** START Task data **

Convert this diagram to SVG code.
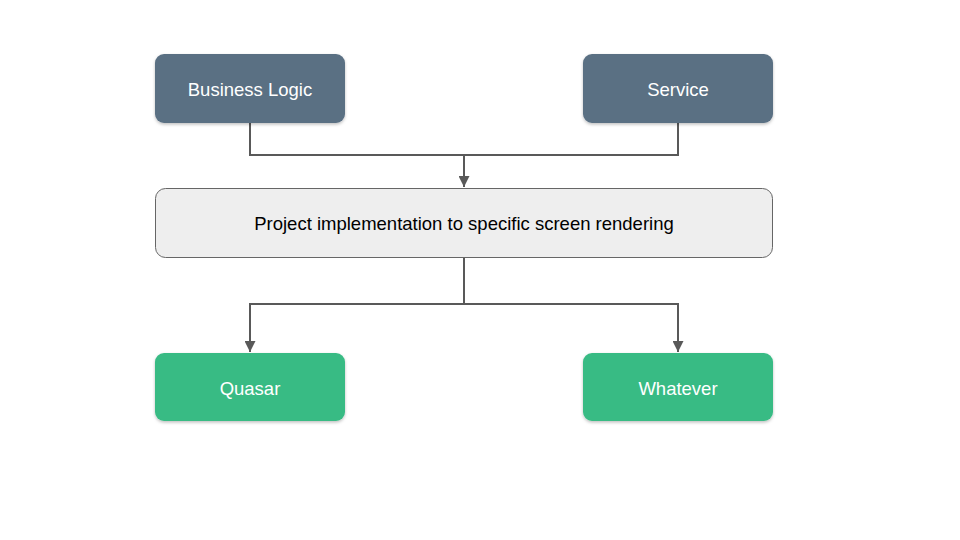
<svg xmlns="http://www.w3.org/2000/svg" width="960" height="540" viewBox="0 0 960 540">
<defs>
<filter id="sh" x="-10%" y="-10%" width="120%" height="130%"><feDropShadow dx="0" dy="1.5" stdDeviation="1.5" flood-color="#000" flood-opacity="0.25"/></filter>
<marker id="ah" viewBox="0 0 10 10" refX="10" refY="5" markerWidth="11" markerHeight="11" markerUnits="userSpaceOnUse" orient="auto"><path d="M0,0 L10,5 L0,10 z" fill="#595959"/></marker>
<style>
.dark{fill:#5a7083}
.green{fill:#38bb84}
.mid{fill:#eeeeee;stroke:#666666;stroke-width:1}
.lt{font-family:"Liberation Sans",Arial,sans-serif;font-size:18.5px;fill:#ffffff;text-anchor:middle}
.dt{font-family:"Liberation Sans",Arial,sans-serif;font-size:18.5px;fill:#000000;text-anchor:middle}
.c{fill:none;stroke:#595959;stroke-width:2}
</style>
</defs>
<rect width="960" height="540" fill="#ffffff"/>
<g id="connectors">
<path class="c" d="M250,123 V155 H678 V123"/>
<path class="c" d="M464,155 V187" marker-end="url(#ah)"/>
<path class="c" d="M464,257 V304 H250 V352" marker-end="url(#ah)"/>
<path class="c" d="M464,304 H678 V352" marker-end="url(#ah)"/>
</g>
<g id="business-logic"><rect class="dark" x="155" y="54" width="190" height="69" rx="9" filter="url(#sh)"/><text class="lt" x="250" y="96">Business Logic</text></g>
<g id="service"><rect class="dark" x="583" y="54" width="190" height="69" rx="9" filter="url(#sh)"/><text class="lt" x="678" y="96">Service</text></g>
<g id="project"><rect class="mid" x="155.5" y="188.5" width="617" height="69" rx="10"/><text class="dt" x="464" y="230">Project implementation to specific screen rendering</text></g>
<g id="quasar"><rect class="green" x="155" y="353" width="190" height="68" rx="9" filter="url(#sh)"/><text class="lt" x="250" y="395">Quasar</text></g>
<g id="whatever"><rect class="green" x="583" y="353" width="190" height="68" rx="9" filter="url(#sh)"/><text class="lt" x="678" y="395">Whatever</text></g>
</svg>
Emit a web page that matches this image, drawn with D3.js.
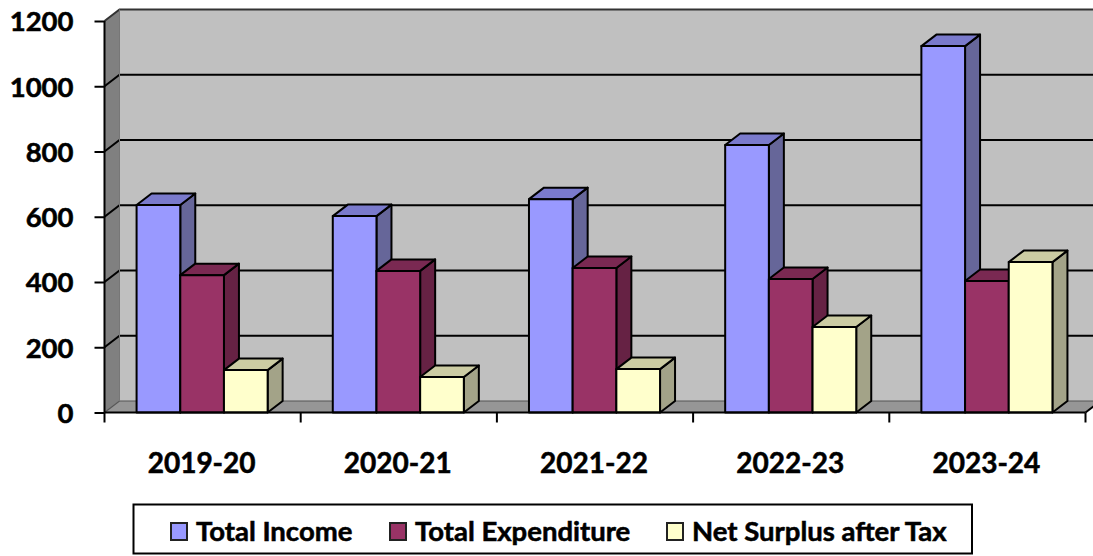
<!DOCTYPE html>
<html><head><meta charset="utf-8">
<script src="https://cdn.jsdelivr.net/npm/d3@7"></script>
<style>html,body{margin:0;padding:0;background:#fff;overflow:hidden}svg{display:block}text{font-family:Lato,sans-serif;font-weight:700;fill:#000;stroke:#000;stroke-width:0.55px}</style>
</head><body><svg id="c" width="1093" height="556"></svg>
<script>
const categories=["2019-20","2020-21","2021-22","2022-23","2023-24"];
const seriesNames=["Total Income","Total Expenditure","Net Surplus after Tax"];
const totalIncome=[636,602,654,820,1123];
const totalExpenditure=[421,434,443,409,403];
const netSurplus=[130,109,133,262,461];
const yTicks=[0,200,400,600,800,1000,1200];
const fills=["#9999FF","#993366","#FFFFCC"];
const tops=["#7A7ACC","#7A2952","#CCCCA3"];
const sides=["#666699","#662244","#A3A388"];
const seriesValues=[totalIncome,totalExpenditure,netSurplus];

const svg=d3.select("#c");
const x0=104.5,x1=1085.5,y0=412.5,y1=21,dx=15,dy=-11.5;
const x=d3.scaleBand().domain(categories).range([x0,x1]).paddingInner(0).paddingOuter(0);
const y=d3.scaleLinear().domain([0,1200]).range([y0,y1]);
const inner=d3.scaleBand().domain(d3.range(3)).range([x.bandwidth()*0.1635,x.bandwidth()*0.8315]);
const pts=a=>a.map(p=>p.join(",")).join(" ");
function poly(g,p,fill,sw=2,st="#000"){return g.append("polygon").attr("points",pts(p)).attr("fill",fill).attr("stroke",st).attr("stroke-width",sw).attr("stroke-linejoin","round");}

const walls=svg.append("g");
poly(walls,[[x0+dx,y1+dy],[1093+2,y1+dy],[1093+2,y0+dy],[x0+dx,y0+dy]],"#C0C0C0",0,"none");
poly(walls,[[x0,y1],[x0+dx,y1+dy],[x0+dx,y0+dy],[x0,y0]],"#808080",0,"none");
poly(walls,[[x0,y0],[x0+dx,y0+dy],[x1+dx,y0+dy],[x1,y0]],"#969696",0,"none");

const grid=svg.append("g").attr("fill","none").attr("stroke","#000").attr("stroke-width",2);
yTicks.forEach(t=>{
  if(t>0){
    grid.append("path").attr("d",`M${x0},${y(t)}L${x0+dx},${y(t)+dy}L1093,${y(t)+dy}`)
      .attr("stroke",t===1200?"#333":"#000");
  } else {
    grid.append("path").attr("d",`M${x0},${y(0)}L${x0+dx},${y(0)+dy}L1093,${y(0)+dy}`).attr("stroke","#555").attr("stroke-width",1.2);
  }
});
grid.append("path").attr("d",`M${x0+dx},${y1+dy}V${y0+dy}`).attr("stroke","#777").attr("stroke-width",1);

const bars=svg.append("g");
categories.forEach((c,i)=>{
  seriesValues.forEach((vals,s)=>{
    const g=bars.append("g");
    const l=x(c)+inner(s),r=l+inner.bandwidth(),t=y(vals[i]),b=y(0);
    poly(g,[[r,t],[r+dx,t+dy],[r+dx,b+dy],[r,b]],sides[s]);
    poly(g,[[l,t],[l+dx,t+dy],[r+dx,t+dy],[r,t]],tops[s]);
    poly(g,[[l,t],[r,t],[r,b],[l,b]],fills[s]);
  });
});

const axisY=svg.append("g").attr("transform",`translate(${x0},0)`)
  .call(d3.axisLeft(y).tickValues(yTicks).tickSize(10).tickPadding(21).tickFormat(d3.format("d")));
axisY.selectAll("text").style("font-size","27.5px").attr("dy","0.36em");
axisY.selectAll("line").attr("stroke","#000").attr("stroke-width",2);
axisY.select(".domain").attr("stroke","#000").attr("stroke-width",2).attr("d",`M0,${y1}V${y0}`);

const axisX=svg.append("g").attr("transform",`translate(0,${y0})`)
  .call(d3.axisBottom(x).tickSize(0).tickPadding(41));
axisX.selectAll("text").style("font-size","28px").attr("dy","0.71em").attr("dx","-1");
axisX.select(".domain").attr("stroke","#000").attr("stroke-width",2).attr("d",`M${x0},0H${x1}`);
axisX.selectAll(".tk").data(d3.range(categories.length+1)).enter().append("line").attr("class","tk")
  .attr("x1",i=>x0+i*x.bandwidth()).attr("x2",i=>x0+i*x.bandwidth()).attr("y1",0).attr("y2",10)
  .attr("stroke","#000").attr("stroke-width",2);
svg.append("path").attr("d",`M${x1},${y0}L${x1+dx},${y0+dy}`).attr("stroke","#000").attr("stroke-width",2).attr("fill","none");

const leg=svg.append("g");
leg.append("rect").attr("x",133.5).attr("y",504.5).attr("width",838.5).attr("height",49).attr("fill","#fff").attr("stroke","#000").attr("stroke-width",2);
const legendX=[171,390,667];
seriesNames.forEach((n,i)=>{
  leg.append("rect").attr("x",legendX[i]).attr("y",523).attr("width",16).attr("height",17).attr("fill",fills[i]).attr("stroke","#222").attr("stroke-width",2);
  leg.append("text").attr("x",legendX[i]+25).attr("y",541).style("font-size","27.5px").text(n);
});
</script></body></html>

** END Task data **

From the listing above, print every entry precisely and drop the pictures.

**Correct output**.
Convert this diagram to SVG code.
<svg xmlns="http://www.w3.org/2000/svg" width="960" height="540" viewBox="0 0 960 540">
<defs>
<filter id="sh" x="-10%" y="-10%" width="120%" height="130%"><feDropShadow dx="0" dy="1.5" stdDeviation="1.5" flood-color="#000" flood-opacity="0.25"/></filter>
<marker id="ah" viewBox="0 0 10 10" refX="10" refY="5" markerWidth="11" markerHeight="11" markerUnits="userSpaceOnUse" orient="auto"><path d="M0,0 L10,5 L0,10 z" fill="#595959"/></marker>
<style>
.dark{fill:#5a7083}
.green{fill:#38bb84}
.mid{fill:#eeeeee;stroke:#666666;stroke-width:1}
.lt{font-family:"Liberation Sans",Arial,sans-serif;font-size:18.5px;fill:#ffffff;text-anchor:middle}
.dt{font-family:"Liberation Sans",Arial,sans-serif;font-size:18.5px;fill:#000000;text-anchor:middle}
.c{fill:none;stroke:#595959;stroke-width:2}
</style>
</defs>
<rect width="960" height="540" fill="#ffffff"/>
<g id="connectors">
<path class="c" d="M250,123 V155 H678 V123"/>
<path class="c" d="M464,155 V187" marker-end="url(#ah)"/>
<path class="c" d="M464,257 V304 H250 V352" marker-end="url(#ah)"/>
<path class="c" d="M464,304 H678 V352" marker-end="url(#ah)"/>
</g>
<g id="business-logic"><rect class="dark" x="155" y="54" width="190" height="69" rx="9" filter="url(#sh)"/><text class="lt" x="250" y="96">Business Logic</text></g>
<g id="service"><rect class="dark" x="583" y="54" width="190" height="69" rx="9" filter="url(#sh)"/><text class="lt" x="678" y="96">Service</text></g>
<g id="project"><rect class="mid" x="155.5" y="188.5" width="617" height="69" rx="10"/><text class="dt" x="464" y="230">Project implementation to specific screen rendering</text></g>
<g id="quasar"><rect class="green" x="155" y="353" width="190" height="68" rx="9" filter="url(#sh)"/><text class="lt" x="250" y="395">Quasar</text></g>
<g id="whatever"><rect class="green" x="583" y="353" width="190" height="68" rx="9" filter="url(#sh)"/><text class="lt" x="678" y="395">Whatever</text></g>
</svg>
Emit a web page that matches this image, drawn with D3.js.
<!DOCTYPE html>
<html><head><meta charset="utf-8">
<script src="https://cdn.jsdelivr.net/npm/d3@7"></script>
<style>html,body{margin:0;padding:0;background:#fff;overflow:hidden}svg{display:block}text{font-family:Lato,sans-serif;font-weight:700;fill:#000;stroke:#000;stroke-width:0.55px}</style>
</head><body><svg id="c" width="1093" height="556"></svg>
<script>
const categories=["2019-20","2020-21","2021-22","2022-23","2023-24"];
const seriesNames=["Total Income","Total Expenditure","Net Surplus after Tax"];
const totalIncome=[636,602,654,820,1123];
const totalExpenditure=[421,434,443,409,403];
const netSurplus=[130,109,133,262,461];
const yTicks=[0,200,400,600,800,1000,1200];
const fills=["#9999FF","#993366","#FFFFCC"];
const tops=["#7A7ACC","#7A2952","#CCCCA3"];
const sides=["#666699","#662244","#A3A388"];
const seriesValues=[totalIncome,totalExpenditure,netSurplus];

const svg=d3.select("#c");
const x0=104.5,x1=1085.5,y0=412.5,y1=21,dx=15,dy=-11.5;
const x=d3.scaleBand().domain(categories).range([x0,x1]).paddingInner(0).paddingOuter(0);
const y=d3.scaleLinear().domain([0,1200]).range([y0,y1]);
const inner=d3.scaleBand().domain(d3.range(3)).range([x.bandwidth()*0.1635,x.bandwidth()*0.8315]);
const pts=a=>a.map(p=>p.join(",")).join(" ");
function poly(g,p,fill,sw=2,st="#000"){return g.append("polygon").attr("points",pts(p)).attr("fill",fill).attr("stroke",st).attr("stroke-width",sw).attr("stroke-linejoin","round");}

const walls=svg.append("g");
poly(walls,[[x0+dx,y1+dy],[1093+2,y1+dy],[1093+2,y0+dy],[x0+dx,y0+dy]],"#C0C0C0",0,"none");
poly(walls,[[x0,y1],[x0+dx,y1+dy],[x0+dx,y0+dy],[x0,y0]],"#808080",0,"none");
poly(walls,[[x0,y0],[x0+dx,y0+dy],[x1+dx,y0+dy],[x1,y0]],"#969696",0,"none");

const grid=svg.append("g").attr("fill","none").attr("stroke","#000").attr("stroke-width",2);
yTicks.forEach(t=>{
  if(t>0){
    grid.append("path").attr("d",`M${x0},${y(t)}L${x0+dx},${y(t)+dy}L1093,${y(t)+dy}`)
      .attr("stroke",t===1200?"#333":"#000");
  } else {
    grid.append("path").attr("d",`M${x0},${y(0)}L${x0+dx},${y(0)+dy}L1093,${y(0)+dy}`).attr("stroke","#555").attr("stroke-width",1.2);
  }
});
grid.append("path").attr("d",`M${x0+dx},${y1+dy}V${y0+dy}`).attr("stroke","#777").attr("stroke-width",1);

const bars=svg.append("g");
categories.forEach((c,i)=>{
  seriesValues.forEach((vals,s)=>{
    const g=bars.append("g");
    const l=x(c)+inner(s),r=l+inner.bandwidth(),t=y(vals[i]),b=y(0);
    poly(g,[[r,t],[r+dx,t+dy],[r+dx,b+dy],[r,b]],sides[s]);
    poly(g,[[l,t],[l+dx,t+dy],[r+dx,t+dy],[r,t]],tops[s]);
    poly(g,[[l,t],[r,t],[r,b],[l,b]],fills[s]);
  });
});

const axisY=svg.append("g").attr("transform",`translate(${x0},0)`)
  .call(d3.axisLeft(y).tickValues(yTicks).tickSize(10).tickPadding(21).tickFormat(d3.format("d")));
axisY.selectAll("text").style("font-size","27.5px").attr("dy","0.36em");
axisY.selectAll("line").attr("stroke","#000").attr("stroke-width",2);
axisY.select(".domain").attr("stroke","#000").attr("stroke-width",2).attr("d",`M0,${y1}V${y0}`);

const axisX=svg.append("g").attr("transform",`translate(0,${y0})`)
  .call(d3.axisBottom(x).tickSize(0).tickPadding(41));
axisX.selectAll("text").style("font-size","28px").attr("dy","0.71em").attr("dx","-1");
axisX.select(".domain").attr("stroke","#000").attr("stroke-width",2).attr("d",`M${x0},0H${x1}`);
axisX.selectAll(".tk").data(d3.range(categories.length+1)).enter().append("line").attr("class","tk")
  .attr("x1",i=>x0+i*x.bandwidth()).attr("x2",i=>x0+i*x.bandwidth()).attr("y1",0).attr("y2",10)
  .attr("stroke","#000").attr("stroke-width",2);
svg.append("path").attr("d",`M${x1},${y0}L${x1+dx},${y0+dy}`).attr("stroke","#000").attr("stroke-width",2).attr("fill","none");

const leg=svg.append("g");
leg.append("rect").attr("x",133.5).attr("y",504.5).attr("width",838.5).attr("height",49).attr("fill","#fff").attr("stroke","#000").attr("stroke-width",2);
const legendX=[171,390,667];
seriesNames.forEach((n,i)=>{
  leg.append("rect").attr("x",legendX[i]).attr("y",523).attr("width",16).attr("height",17).attr("fill",fills[i]).attr("stroke","#222").attr("stroke-width",2);
  leg.append("text").attr("x",legendX[i]+25).attr("y",541).style("font-size","27.5px").text(n);
});
</script></body></html>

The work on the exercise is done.